The Lion Gate stood ahead of us, and marked the entrance to the ancient citadel of Mycenae. The path up to this point has been unassuming, yet, when I reached the impressive gate, thoughts ran wild through my head.
I thought about the return of Agamemnon and about the day when Menelaus rides to ask his brother for help. I thought about the return of Thyetes from the wilderness, and his love for these walls dragging him helplessly to the tragedy of his brother Atreus' crime. I also felt like a stranger, and subconsciously eyed the tops of the walls as if an ancient Helladic archer would appear there ready to ask my purpose here. I could even imagine being a peasant from the fields below, walking up to see the King/Chief or to watch a procession on some important day. There is no doubting why these walls and this gate inspired the poets of antiquity with stories of gods and heroes.

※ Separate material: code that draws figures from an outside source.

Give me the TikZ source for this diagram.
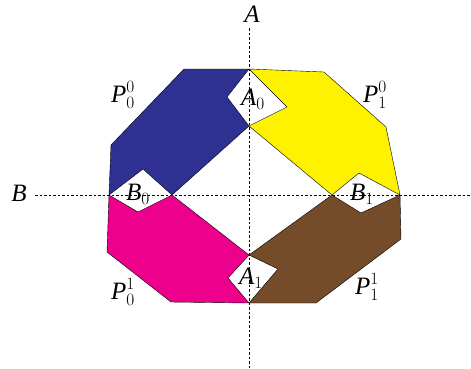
\documentclass[tikz,border=0pt]{standalone}
\usepackage{amsmath,amssymb}
\usepackage{fontspec}
\setmainfont{Liberation Serif}
\usepackage{tikz}
\usetikzlibrary{positioning}
\usepackage{xcolor}

\definecolor{pblue}{RGB}{46,49,146}
\definecolor{pyellow}{RGB}{255,242,0}
\definecolor{ppink}{RGB}{236,0,140}
\definecolor{pbrown}{RGB}{117,76,41}

\begin{document}
\begin{tikzpicture}[x=1pt,y=-1pt,
  piece/.style={draw=black,line width=0.4pt,line join=round},
  axis/.style={dash pattern=on 2.5pt off 2pt,line width=0.5pt},
  lbl/.style={inner sep=0pt,font=\fontsize{25}{30}\selectfont}]
\useasboundingbox (0,0) rectangle (471,368);
% axes
\coordinate (atop) at (249,28);
\coordinate (abot) at (249,368);
\coordinate (bleft) at (35,195);
\coordinate (bright) at (471,195);
\draw[axis] (atop) -- (abot);
\draw[axis] (bleft) -- (bright);
% inner points
\coordinate (top) at (249,69);
\coordinate (bot) at (249,303);
\coordinate (ctop) at (249,126);
\coordinate (cbot) at (249,255);
\coordinate (left) at (109,195);
\coordinate (right) at (400,195);
\coordinate (cleft) at (172,195);
\coordinate (cright) at (332,195);
\coordinate (a0l) at (227,97);
\coordinate (a0r) at (287,107);
\coordinate (a1l) at (228,278);
\coordinate (a1r) at (278,269);
\coordinate (b0t) at (143,169);
\coordinate (b0b) at (138,212);
\coordinate (b1t) at (359,173);
\coordinate (b1b) at (361,213);
% pieces
\filldraw[piece,fill=pblue] (top) -- (a0l) -- (ctop) -- (cleft) -- (b0t) -- (left)
  -- (111,145) -- (184,69) -- cycle;
\filldraw[piece,fill=pyellow] (top) -- (324,72) -- (386,127) -- (right) -- (b1t)
  -- (cright) -- (ctop) -- (a0r) -- cycle;
\filldraw[piece,fill=ppink] (left) -- (b0b) -- (cleft) -- (cbot) -- (a1l) -- (bot)
  -- (171,302) -- (107,252) -- cycle;
\filldraw[piece,fill=pbrown] (cright) -- (b1b) -- (right) -- (401,239) -- (316,303)
  -- (bot) -- (a1r) -- (cbot) -- cycle;
% labels
\node[lbl] (A) at (252,14) {$\mathit{A}$};
\node[lbl] (B) at (19,193) {$\mathit{B}$};
\node[lbl] (A0) at (253,99) {$\mathit{A}_0$};
\node[lbl] (A1) at (251,278) {$\mathit{A}_1$};
\node[lbl] (B0) at (138,194) {$\mathit{B}_0$};
\node[lbl] (B1) at (362,194) {$\mathit{B}_1$};
\node[lbl] (P00) at (123,95) {$\mathit{P}_0^0$};
\node[lbl] (P10) at (375,95) {$\mathit{P}_1^0$};
\node[lbl] (P01) at (123,292) {$\mathit{P}_0^1$};
\node[lbl] (P11) at (367,287) {$\mathit{P}_1^1$};
\end{tikzpicture}
\end{document}
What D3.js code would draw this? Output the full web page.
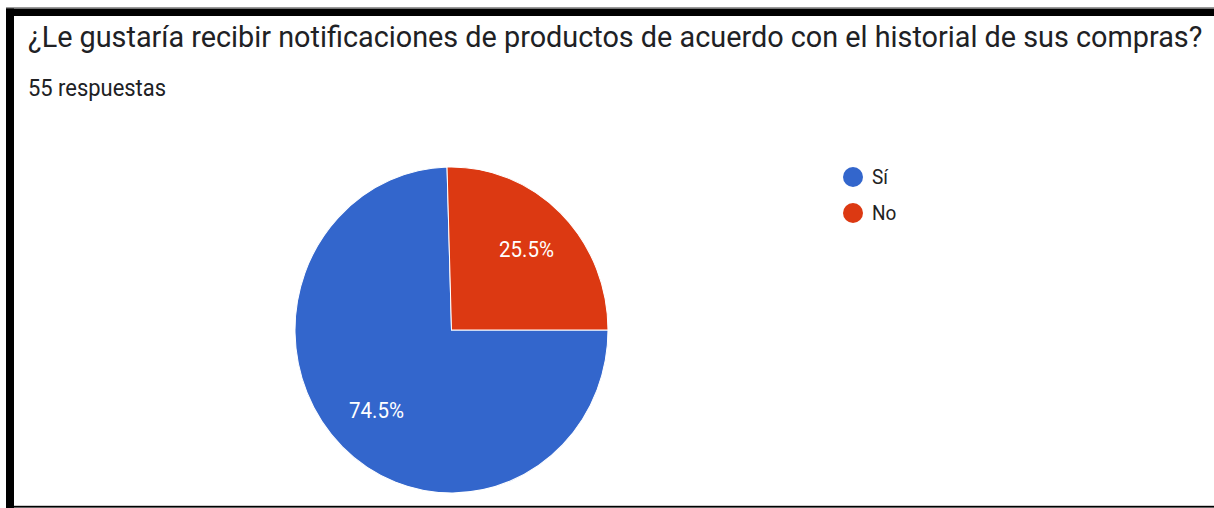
<!DOCTYPE html>
<html>
<head>
<meta charset="utf-8">
<script src="https://cdn.jsdelivr.net/npm/d3@7"></script>
<style>
  html, body { margin: 0; padding: 0; background: #fff; }
  svg { display: block; }
</style>
</head>
<body>
<svg id="chart" width="1214" height="508"></svg>
<script>
// ---- data ----
const titleText = "¿Le gustaría recibir notificaciones de productos de acuerdo con el historial de sus compras?";
const subtitleText = "55 respuestas";
const categories = ["Sí", "No"];
const counts = [41, 14];
const colors = ["#3366cc", "#dc3912"];

const W = 1214, H = 508;
const svg = d3.select("#chart");
const sy = 163 / 156.5; // vertical stretch seen in the reference

// frame
svg.append("rect").attr("x", 6).attr("y", 7).attr("width", W - 6).attr("height", 1.2).attr("fill", "#9a9a9a");
svg.append("rect").attr("x", 6).attr("y", 8.5).attr("width", W - 6).attr("height", 7.5).attr("fill", "#000");
svg.append("rect").attr("x", 6).attr("y", 8.5).attr("width", 8).attr("height", H - 8.5).attr("fill", "#000");
svg.append("rect").attr("x", 6).attr("y", 505.8).attr("width", W - 6).attr("height", 1.8).attr("fill", "#000");

// title and subtitle fitted to their measured widths
function fitText(sel, targetWidth) {
  const w = sel.node().getComputedTextLength();
  const fs = parseFloat(sel.attr("font-size"));
  sel.attr("font-size", fs * targetWidth / w);
}
const title = svg.append("g").attr("transform", `translate(28,47) scale(1,${sy})`)
  .append("text")
  .attr("font-family", "Roboto, 'Noto Sans', sans-serif")
  .attr("font-size", 24)
  .attr("fill", "#202124")
  .text(titleText);
fitText(title, 1175);

const sub = svg.append("g").attr("transform", `translate(28,96) scale(1,1.1)`)
  .append("text")
  .attr("font-family", "Roboto, 'Noto Sans', sans-serif")
  .attr("font-size", 18)
  .attr("fill", "#202124")
  .text(subtitleText);
fitText(sub, 138);

// pie
const total = d3.sum(counts);
const data = categories.map((c, i) => ({ cat: c, value: counts[i], color: colors[i] }));
const cx = 451.5, cy = 330, r = 156.5;
const pie = d3.pie().value(d => d.value).sort(null)
  .startAngle(Math.PI / 2).endAngle(Math.PI / 2 + 2 * Math.PI);
const arc = d3.arc().innerRadius(0).outerRadius(r);
const labelArc = d3.arc().innerRadius(r * 0.687).outerRadius(r * 0.687);

const g = svg.append("g").attr("transform", `translate(${cx},${cy}) scale(1,${sy})`);
const arcs = pie(data);
g.selectAll("path.slice").data(arcs).join("path")
  .attr("class", "slice")
  .attr("d", arc)
  .attr("fill", d => d.data.color)
  .attr("stroke", "#fff")
  .attr("stroke-width", 1);

g.selectAll("text.pct").data(arcs).join("text")
  .attr("class", "pct")
  .attr("transform", d => { const [x, y] = labelArc.centroid(d); return `translate(${x},${y})`; })
  .attr("text-anchor", "middle")
  .attr("dy", "0.36em")
  .attr("font-family", "Roboto, Arial, sans-serif")
  .attr("font-size", 20.5)
  .attr("fill", "#fff")
  .text(d => (d.data.value / total * 100).toFixed(1) + "%");

// legend
const legend = svg.append("g").attr("transform", "translate(853,177)");
const items = legend.selectAll("g.item").data(data).join("g")
  .attr("class", "item")
  .attr("transform", (d, i) => `translate(0,${i * 36})`);
items.append("circle").attr("r", 10).attr("fill", d => d.color);
items.append("g").attr("transform", `translate(19,0) scale(1,1.08)`)
  .append("text")
  .attr("dy", "0.36em")
  .attr("font-family", "Roboto, 'Noto Sans', sans-serif")
  .attr("font-size", 19)
  .attr("fill", "#222")
  .text(d => d.cat);
</script>
</body>
</html>
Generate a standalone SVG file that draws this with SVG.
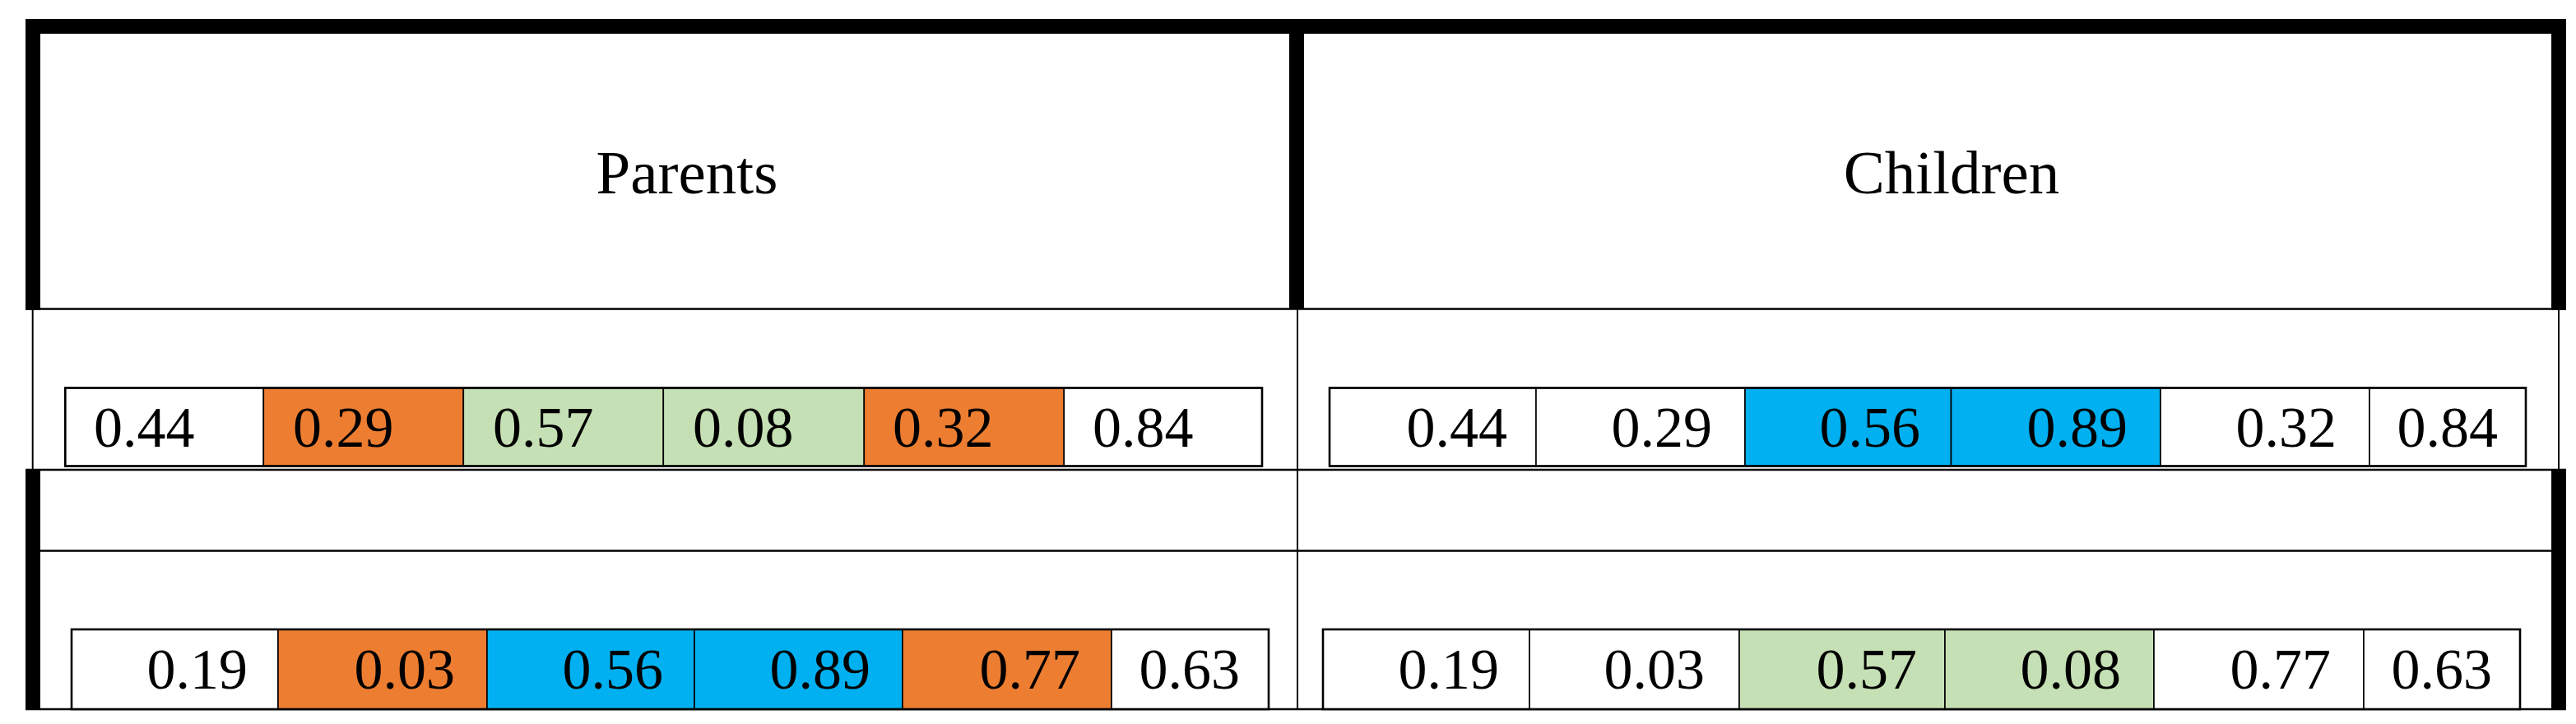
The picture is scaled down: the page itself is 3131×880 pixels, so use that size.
<svg xmlns="http://www.w3.org/2000/svg" width="3131" height="880" viewBox="0 0 3131 880">
<style>
.bg{fill:#ffffff}
.blk{fill:#000000}
.ln{stroke:#000000;stroke-width:2.5;fill:none}
.thin{stroke:#000000;stroke-width:2;fill:none}
.cell{stroke:#000000;stroke-width:1.6}
.outer{stroke:#000000;stroke-width:2.6;fill:none}
.w{fill:#ffffff}
.o{fill:#ED7D31}
.g{fill:#C5E0B4}
.b{fill:#00B0F0}
.hdr{font-family:"Liberation Serif","Times New Roman",serif;font-size:75px;fill:#000000;text-anchor:middle}
.num{font-family:"Liberation Serif","Times New Roman",serif;font-size:70px;fill:#000000}
.l{text-anchor:start}
.r{text-anchor:end}
</style>
<rect class="bg" x="0" y="0" width="3131" height="880"/>

<g id="table-frame">
  <rect class="blk" x="31" y="23" width="3088" height="18"/>
  <rect class="blk" x="31" y="23" width="18" height="354"/>
  <rect class="blk" x="1567" y="23" width="18" height="353"/>
  <rect class="blk" x="3101" y="23" width="18" height="354"/>
  <line class="ln" x1="31" y1="375.5" x2="3119" y2="375.5"/>
  <line class="thin" x1="39.7" y1="376" x2="39.7" y2="571"/>
  <line class="thin" x1="1577" y1="376" x2="1577" y2="863"/>
  <line class="thin" x1="3110" y1="376" x2="3110" y2="571"/>
  <line class="ln" x1="31" y1="571" x2="3119" y2="571"/>
  <rect class="blk" x="31" y="570" width="18" height="293"/>
  <rect class="blk" x="3101" y="570" width="18" height="293"/>
  <line class="ln" x1="31" y1="669.5" x2="3119" y2="669.5"/>
  <line class="ln" x1="31" y1="862" x2="3119" y2="862"/>
</g>

<g id="header-parents">
  <text class="hdr" x="835" y="235">Parents</text>
</g>
<g id="header-children">
  <text class="hdr" x="2372" y="235">Children</text>
</g>

<g id="parents-row1">
  <rect class="cell w" x="79.3" y="471.5" width="241" height="95"/>
  <rect class="cell o" x="320.3" y="471.5" width="243" height="95"/>
  <rect class="cell g" x="563.3" y="471.5" width="243" height="95"/>
  <rect class="cell g" x="806.3" y="471.5" width="244" height="95"/>
  <rect class="cell o" x="1050.3" y="471.5" width="243" height="95"/>
  <rect class="cell w" x="1293.3" y="471.5" width="240.7" height="95"/>
  <rect class="outer" x="79.3" y="471.5" width="1454.7" height="95"/>
  <text class="num l" x="114" y="543">0.44</text>
  <text class="num l" x="356" y="543">0.29</text>
  <text class="num l" x="599" y="543">0.57</text>
  <text class="num l" x="842" y="543">0.08</text>
  <text class="num l" x="1085" y="543">0.32</text>
  <text class="num l" x="1328" y="543">0.84</text>
</g>

<g id="children-row1">
  <rect class="cell w" x="1616" y="471.5" width="251" height="95"/>
  <rect class="cell w" x="1867" y="471.5" width="254" height="95"/>
  <rect class="cell b" x="2121" y="471.5" width="250.5" height="95"/>
  <rect class="cell b" x="2371.5" y="471.5" width="254.5" height="95"/>
  <rect class="cell w" x="2626" y="471.5" width="254" height="95"/>
  <rect class="cell w" x="2880" y="471.5" width="190" height="95"/>
  <rect class="outer" x="1616" y="471.5" width="1454" height="95"/>
  <text class="num r" x="1832" y="543">0.44</text>
  <text class="num r" x="2081" y="543">0.29</text>
  <text class="num r" x="2334" y="543">0.56</text>
  <text class="num r" x="2586" y="543">0.89</text>
  <text class="num r" x="2840" y="543">0.32</text>
  <text class="num r" x="3036" y="543">0.84</text>
</g>

<g id="parents-row2">
  <rect class="cell w" x="87" y="765" width="251" height="97"/>
  <rect class="cell o" x="338" y="765" width="254" height="97"/>
  <rect class="cell b" x="592" y="765" width="252" height="97"/>
  <rect class="cell b" x="844" y="765" width="253" height="97"/>
  <rect class="cell o" x="1097" y="765" width="254" height="97"/>
  <rect class="cell w" x="1351" y="765" width="191" height="97"/>
  <rect class="outer" x="87" y="765" width="1455" height="97"/>
  <text class="num r" x="301" y="837">0.19</text>
  <text class="num r" x="553" y="837">0.03</text>
  <text class="num r" x="806" y="837">0.56</text>
  <text class="num r" x="1058" y="837">0.89</text>
  <text class="num r" x="1313" y="837">0.77</text>
  <text class="num r" x="1507" y="837">0.63</text>
</g>

<g id="children-row2">
  <rect class="cell w" x="1608" y="765" width="251" height="97"/>
  <rect class="cell w" x="1859" y="765" width="255" height="97"/>
  <rect class="cell g" x="2114" y="765" width="250" height="97"/>
  <rect class="cell g" x="2364" y="765" width="254" height="97"/>
  <rect class="cell w" x="2618" y="765" width="255" height="97"/>
  <rect class="cell w" x="2873" y="765" width="190" height="97"/>
  <rect class="outer" x="1608" y="765" width="1455" height="97"/>
  <text class="num r" x="1822" y="837">0.19</text>
  <text class="num r" x="2072" y="837">0.03</text>
  <text class="num r" x="2330" y="837">0.57</text>
  <text class="num r" x="2578" y="837">0.08</text>
  <text class="num r" x="2833" y="837">0.77</text>
  <text class="num r" x="3029" y="837">0.63</text>
</g>
</svg>
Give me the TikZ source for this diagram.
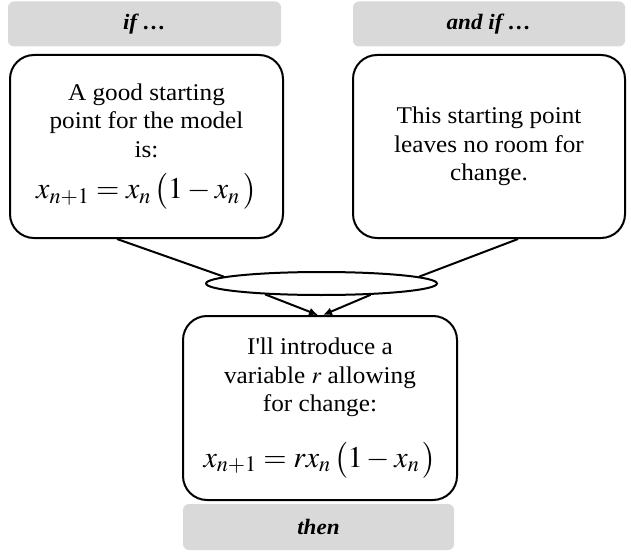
\documentclass[tikz,border=0pt]{standalone}
\usepackage{mathptmx}
\usepackage{fontspec}
\setmainfont[FakeStretch=1.05]{Liberation Serif}
\usetikzlibrary{shapes.geometric,arrows.meta,calc}
\definecolor{labgray}{HTML}{D9D9D9}
\begin{document}
\begin{tikzpicture}[x=1pt,y=-1pt,
  lab/.style={fill=labgray, rounded corners=6pt, minimum height=45pt, inner sep=0pt,
    font=\fontsize{22}{26}\selectfont\bfseries\itshape},
  card/.style={draw, line width=2pt, rounded corners=24pt, fill=white, align=center,
    inner sep=0pt, font=\fontsize{24}{28.5}\selectfont},
  conn/.style={line width=2pt},
  arr/.style={line width=2pt, -{Latex[length=9pt,width=8pt]}}]
\useasboundingbox (0,0) rectangle (631,553);
\newcommand{\bigeq}[1]{{\fontsize{30}{30}\selectfont$#1$}}
% labels
\node[lab, minimum width=273pt] (ifl) at (144.5,24) {if …};
\node[lab, minimum width=272pt] (andifl) at (489,24) {and if …};
\node[lab, minimum width=271pt, minimum height=46pt] (thenl) at (318.5,527) {then};
% cards
\node[card, minimum width=273pt, minimum height=183pt] (L) at (146.5,146.5)
  {A good starting\\point for the model\\is:\\[13pt]\bigeq{x_{n+1}=x_n\,\bigl(1-x_n\,\bigr)}};
\node[card, minimum width=272pt, minimum height=183pt] (R) at (489,146.5)
  {This starting point\\leaves no room for\\change.};
\node[card, minimum width=274pt, minimum height=184pt] (B) at (320,408)
  {I\textquotesingle ll introduce a\\variable $r$ allowing\\for change:\\[24pt]\bigeq{x_{n+1}=rx_n\,\bigl(1-x_n\,\bigr)}};
% ellipse
\node[draw, ellipse, line width=2pt, fill=white, minimum width=231pt, minimum height=23pt, inner sep=0pt] (E) at (321.5,283.5) {};
% connectors
\coordinate (la) at ($(L.south)+(-29.5,0)$);
\coordinate (ra) at ($(R.south)+(29,0)$);
\coordinate (bl) at ($(B.north)+(-2,0)$);
\coordinate (br) at ($(B.north)+(3,0)$);
\draw[conn] (la) -- (E.176);
\draw[conn] (ra) -- (E.4);
\draw[arr] (E.191) -- (bl);
\draw[arr] (E.347) -- (br);
\end{tikzpicture}
\end{document}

The palace awaits you at the top of a steep winding path. While now in ruins, one can see how the citadel would once have loomed over the countryside. I looked out into the hills to see if I could spot the sacred, dark, and gory grove which in Seneca's fabulous Thyestes housed the memories of the House of Pelops' many crimes, and which bore witness to Atreus' ritualistic slaughter of his brother's children. After visiting the citadel, we walked down the road to the Treasury of Atreus, the largest Tholos tomb I have ever seen. When our group was in Canberra, Elizabeth Minchin had tried to prepare us for the size of this tomb, but I was awestruck nonetheless! Perfectly preserved, but of course empty, it rises above you as a perfect dome. I am sure it would take more than twenty people to stretch across the diameter, and I can well believe that the Cyclopes had a hand in its construction.